檜原村を「木のおもちゃの村」に
【田原】森林体験?
【青木】町の人は、木材というモノより、環境のために何かしたいとか、自然に触れたいといった体験へのニーズが強い。そこで3本の苗木を植えて、30年かけて一緒に育てようというプログラムです。30年後、3本のうち1本は山のために残してもらい、あとの2本は間伐材として会員にお譲りする仕組みになっています。

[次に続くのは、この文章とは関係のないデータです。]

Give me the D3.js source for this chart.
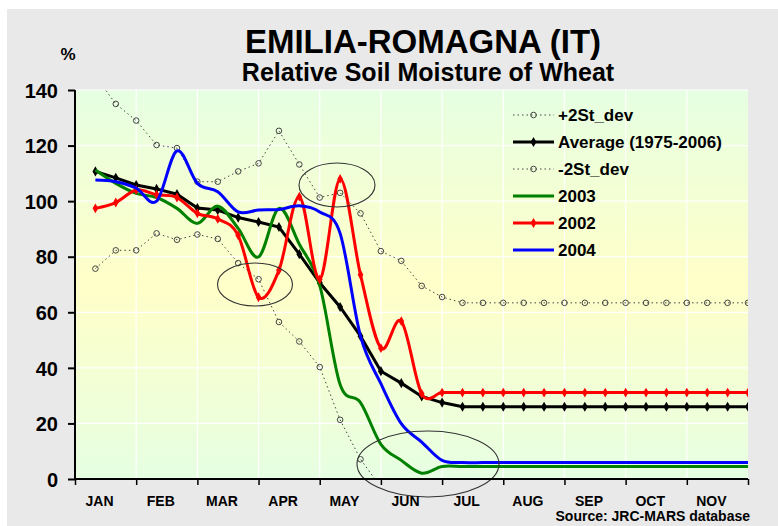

【田原】これでどうしてさっきの欠点が解消されるんですか。
【青木】会員の入会金は5万円で、年会費は1000円。30年間で計8万円です。私たちは先に代金をいただくことで、50年後の木材価格に振り回されない経営ができます。もう少し具体的にいうと、一般的に1ヘクタールの山には3000本の木を植えられます。「東京美林倶楽部」は3本1口なので1000口。1口計8万円だと、8000万円が早い段階で入金されます。一方、林野庁の試算によると、1ヘクタールの森づくりの費用は500万円。大きな差額が生まれるので、潤沢な資金を背景にした安定した森づくりを実現できます。
【田原】いま会員数は何人ぐらい?
【青木】約200家族で、まだまだ足りません。ただ、会員はお金を払ってでも森づくりに関わりたいという感度の高い方たちなので、「東京の木で家具をつくりませんか」というように別の働きかけができるかもしれない。このコミュニティを少しずつ増やしていきたいです。
【田原】「森のおもちゃ美術館」構想があると聞きました。これは?
【青木】いま林野庁は食育の木材版である「木育」という考え方を広めようとしています。具体的には、子どもが生まれたときの自治体からの祝い品を木のおもちゃにする「ウッドスタート」という事業を行っています。私たちは「檜原村を木のおもちゃの村にしましょう!」と村長を口説いて、14年にウッドスタート宣言をしてもらった。その流れで、木のおもちゃの美術館をつくろうとしています。
【田原】木のおもちゃが地域振興に?
【青木】ドイツにあるザイフェンという村は木のおもちゃで有名で、クリスマスの時期になると世界中から人がやってきて地元の職人がつくったおもちゃを買っていきます。ザイフェンは人口3000人の小さな村ですが、2000人がおもちゃづくりに関わっているそうです。私たちは、檜原村を日本のザイフェンにしたい。じつは日本の木のおもちゃのうち、国内産は3%にすぎません。伸びしろは大きいはずです。
【田原】コンセプトはわかりましたが、どうやって実現するんですか。
【青木】18年中に村におもちゃの工房をつくります。ブランディングのためには何かもう1つインパクトがほしいので、先ほどいった森のおもちゃ美術館も建設予定です。東京オリンピック&パラリンピックに間に合うように調整中です。